For a time Grenville stood there, braced to take the motion of the raft. The wind continued brisk and undiminished. Aided by tides, which had turned an hour earlier, to flow in its general direction, it drove the raft steadily onward over miles of gray, unresting sea.
The water slopped up between the slats whereon Elaine was sitting. She was cold, despite the tropic latitude. She was hopeful, only because she wished to contribute no unnecessary worry to the man.
Grenville at length sat down at her side, but they made no effort to converse. Elaine was exhausted by the sickening strain and the shock of that tragic end. For an hour or more she sat there limply, being constantly wet by the waves. She attempted, finally, to curl herself down and make a pillow of her arm, and there she sank into something akin to sleep.
Gently Grenville thrust out his foot and lifted her head upon the cushion of flesh above his ankle. The night wore slowly on. Three o'clock came grayly over the world-edge, where the waves made a scalloped horizon.

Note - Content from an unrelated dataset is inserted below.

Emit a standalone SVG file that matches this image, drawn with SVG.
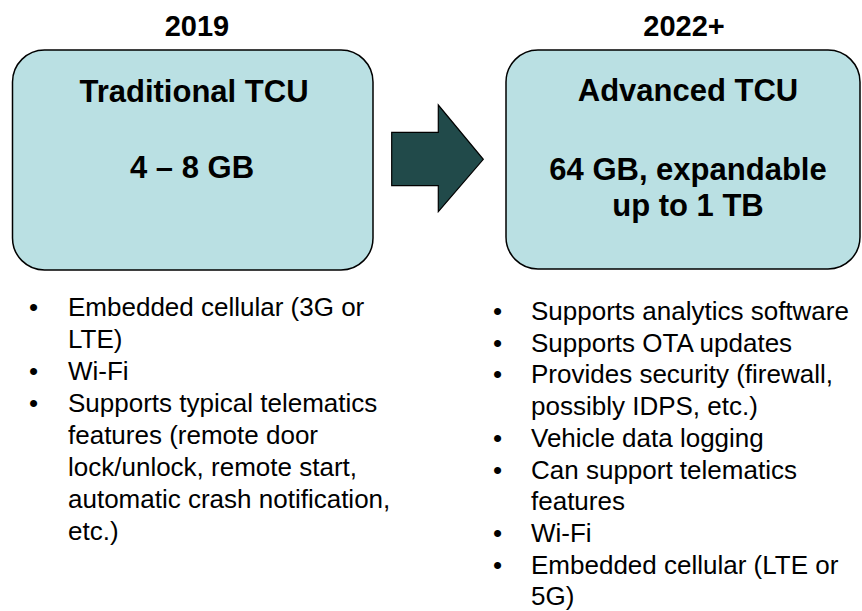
<svg xmlns="http://www.w3.org/2000/svg" width="862" height="611" viewBox="0 0 862 611">
<style>
.box{fill:#BAE0E3;stroke:#000;stroke-width:1.5}
.yr{font-family:"Liberation Sans",Arial,sans-serif;font-weight:bold;font-size:29px;fill:#000;text-anchor:middle}
.ttl{font-family:"Liberation Sans",Arial,sans-serif;font-weight:bold;font-size:31px;fill:#000;text-anchor:middle}
.bl{font-family:"Liberation Sans",Arial,sans-serif;font-size:26px;fill:#000}
</style>
<rect width="862" height="611" fill="#fff"/>
<g id="year-2019"><text class="yr" x="197" y="36">2019</text></g>
<g id="year-2022"><text class="yr" x="684" y="36">2022+</text></g>
<g id="traditional-tcu">
<rect class="box" x="12.5" y="50" width="360.5" height="220" rx="32" ry="32"/>
<text class="ttl" x="194" y="102">Traditional TCU</text>
<text class="ttl" x="192" y="178">4 – 8 GB</text>
</g>
<g id="advanced-tcu">
<rect class="box" x="506" y="50" width="354" height="219" rx="32" ry="32"/>
<text class="ttl" x="688" y="101">Advanced TCU</text>
<text class="ttl" x="688" y="180">64 GB, expandable</text>
<text class="ttl" x="688" y="216">up to 1 TB</text>
</g>
<g id="connectors">
<path d="M391.7,132.3 H438.3 V105 L483.3,159.3 L438.3,211.7 V185.7 H391.7 Z" fill="#214A4A" stroke="#000" stroke-width="1.2"/>
</g>
<g id="left-bullets" class="bl">
<text x="29" y="316">•</text><text x="68" y="316">Embedded cellular (3G or</text>
<text x="68" y="348">LTE)</text>
<text x="29" y="380">•</text><text x="68" y="380">Wi-Fi</text>
<text x="29" y="412">•</text><text x="68" y="412">Supports typical telematics</text>
<text x="68" y="444">features (remote door</text>
<text x="68" y="476">lock/unlock, remote start,</text>
<text x="68" y="508">automatic crash notification,</text>
<text x="68" y="540">etc.)</text>
</g>
<g id="right-bullets" class="bl">
<text x="493" y="320">•</text><text x="531" y="320">Supports analytics software</text>
<text x="493" y="352">•</text><text x="531" y="352">Supports OTA updates</text>
<text x="493" y="383">•</text><text x="531" y="383">Provides security (firewall,</text>
<text x="531" y="415">possibly IDPS, etc.)</text>
<text x="493" y="447">•</text><text x="531" y="447">Vehicle data logging</text>
<text x="493" y="479">•</text><text x="531" y="479">Can support telematics</text>
<text x="531" y="510">features</text>
<text x="493" y="542">•</text><text x="531" y="542">Wi-Fi</text>
<text x="493" y="574">•</text><text x="531" y="574">Embedded cellular (LTE or</text>
<text x="531" y="605">5G)</text>
</g>
</svg>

Slowly the watery universe expanded, as the dawn-light palely increased. By four Grenville's gaze could search all the round of the ocean, but nothing broke either sky or sea.
Five o'clock developed merely color on the water, but no sign of a sail or a funnel. Elaine still slept, while Grenville, cramped almost beyond endurance, refused to move, and thereby disturb her slumber.
But at six, as he turned for the fiftieth time to scan the limited horizon, he started so unwittingly, at sight of a tree and headland, flatly erected, like a bit of sawed-out stage scenery, above the waste of billows, that Elaine sat up at once.
"It's land!" he said. "We're drifting to some sort of land!"